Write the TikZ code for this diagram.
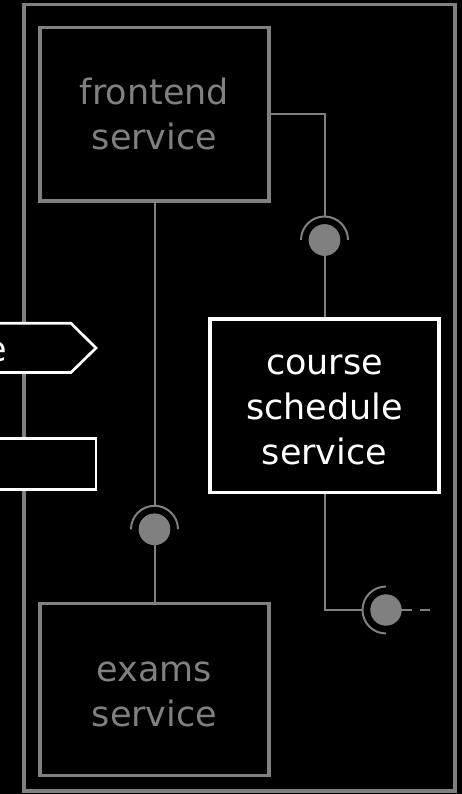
\documentclass[tikz,border=0pt]{standalone}
\usepackage{fontspec}
\setmainfont{DejaVu Sans}
\definecolor{lgray}{RGB}{128,128,128}
\begin{document}
\begin{tikzpicture}[x=1pt,y=-1pt,
  svc/.style={draw=lgray, line width=3.3pt, fill=black, inner sep=0pt, minimum width=229pt},
  main/.style={draw=white, line width=3.3pt, fill=black, inner sep=0pt, minimum width=229pt},
  lbl/.style={inner sep=0pt, align=center, font=\fontsize{35}{45}\selectfont},
  conn/.style={draw=lgray, line width=2pt},
  sock/.style={draw=lgray, line width=2pt},
  ball/.style={circle, fill=lgray, inner sep=0pt, minimum size=31.4pt},
  sig/.style={draw=white, line width=2.7pt, fill=black}]
\useasboundingbox[fill=black] (0,0) rectangle (462,794);
% outer frame
\draw[lgray, line width=3.6pt] (24,4.5) rectangle (455,791);
% service boxes
\node[svc, minimum height=173.5pt] (fe) at (154.5,114.25) {};
\node[svc, minimum height=172pt] (ex) at (154.5,689.5) {};
\node[main, minimum height=173.5pt] (cs) at (324.5,405.75) {};
\node[lbl, text=lgray] (fetxt) at (154.5,114) {frontend\\service};
\node[lbl, text=white] (cstxt) at (324.5,409.5) {course\\schedule\\service};
\node[lbl, text=lgray] (extxt) at (154.5,694.6) {exams\\service};
% balls and sockets
\node[ball] (b1) at (324.5,240) {};
\node[ball] (b2) at (154.5,529.3) {};
\coordinate (s1top) at (324.5,216.5);
\coordinate (s2top) at (154.5,505.8);
\coordinate (s3left) at (362.5,610);
\coordinate (c3end) at (430,610);
\draw[conn] (fe.east) -| (s1top);
\draw[conn] (b1.center) -- (cs.north);
\draw[conn] (fe.south) -- (s2top);
\draw[conn] (b2.center) -- (ex.north);
\draw[conn] (cs.south) |- (s3left);
\draw[conn, dash pattern=on 25.7pt off 8.3pt] (386,610) -- (c3end);
\node[ball] (b3) at (386,610) {};
\node[ball] at (b1) {};
\node[ball] at (b2) {};
\draw[sock] ([shift={(23.5,0)}]b1.center) arc[start angle=0, end angle=-180, radius=23.5];
\draw[sock] ([shift={(23.5,0)}]b2.center) arc[start angle=0, end angle=-180, radius=23.5];
\draw[sock] ([shift={(0,-23.5)}]b3.center) arc[start angle=-90, end angle=-270, radius=23.5];
% partially visible elements on the left
\draw[sig] (-5,323.3) -- (71,323.3) -- (96,348) -- (71,372.5) -- (-5,372.5);
\node[inner sep=0pt, anchor=base east, text=white, font=\fontsize{35}{45}\selectfont] (sigtxt) at (7.5,361.5) {e};
\draw[sig] (-5,438.5) rectangle (96,489.5);
\end{tikzpicture}
\end{document}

### Given task
From start to finish, output the listing exactly, but omit its pictures.

### Task output
Write the TikZ code for this diagram.
\documentclass[tikz,border=0pt]{standalone}
\usepackage{fontspec}
\setmainfont{DejaVu Sans}
\definecolor{lgray}{RGB}{128,128,128}
\begin{document}
\begin{tikzpicture}[x=1pt,y=-1pt,
  svc/.style={draw=lgray, line width=3.3pt, fill=black, inner sep=0pt, minimum width=229pt},
  main/.style={draw=white, line width=3.3pt, fill=black, inner sep=0pt, minimum width=229pt},
  lbl/.style={inner sep=0pt, align=center, font=\fontsize{35}{45}\selectfont},
  conn/.style={draw=lgray, line width=2pt},
  sock/.style={draw=lgray, line width=2pt},
  ball/.style={circle, fill=lgray, inner sep=0pt, minimum size=31.4pt},
  sig/.style={draw=white, line width=2.7pt, fill=black}]
\useasboundingbox[fill=black] (0,0) rectangle (462,794);
% outer frame
\draw[lgray, line width=3.6pt] (24,4.5) rectangle (455,791);
% service boxes
\node[svc, minimum height=173.5pt] (fe) at (154.5,114.25) {};
\node[svc, minimum height=172pt] (ex) at (154.5,689.5) {};
\node[main, minimum height=173.5pt] (cs) at (324.5,405.75) {};
\node[lbl, text=lgray] (fetxt) at (154.5,114) {frontend\\service};
\node[lbl, text=white] (cstxt) at (324.5,409.5) {course\\schedule\\service};
\node[lbl, text=lgray] (extxt) at (154.5,694.6) {exams\\service};
% balls and sockets
\node[ball] (b1) at (324.5,240) {};
\node[ball] (b2) at (154.5,529.3) {};
\coordinate (s1top) at (324.5,216.5);
\coordinate (s2top) at (154.5,505.8);
\coordinate (s3left) at (362.5,610);
\coordinate (c3end) at (430,610);
\draw[conn] (fe.east) -| (s1top);
\draw[conn] (b1.center) -- (cs.north);
\draw[conn] (fe.south) -- (s2top);
\draw[conn] (b2.center) -- (ex.north);
\draw[conn] (cs.south) |- (s3left);
\draw[conn, dash pattern=on 25.7pt off 8.3pt] (386,610) -- (c3end);
\node[ball] (b3) at (386,610) {};
\node[ball] at (b1) {};
\node[ball] at (b2) {};
\draw[sock] ([shift={(23.5,0)}]b1.center) arc[start angle=0, end angle=-180, radius=23.5];
\draw[sock] ([shift={(23.5,0)}]b2.center) arc[start angle=0, end angle=-180, radius=23.5];
\draw[sock] ([shift={(0,-23.5)}]b3.center) arc[start angle=-90, end angle=-270, radius=23.5];
% partially visible elements on the left
\draw[sig] (-5,323.3) -- (71,323.3) -- (96,348) -- (71,372.5) -- (-5,372.5);
\node[inner sep=0pt, anchor=base east, text=white, font=\fontsize{35}{45}\selectfont] (sigtxt) at (7.5,361.5) {e};
\draw[sig] (-5,438.5) rectangle (96,489.5);
\end{tikzpicture}
\end{document}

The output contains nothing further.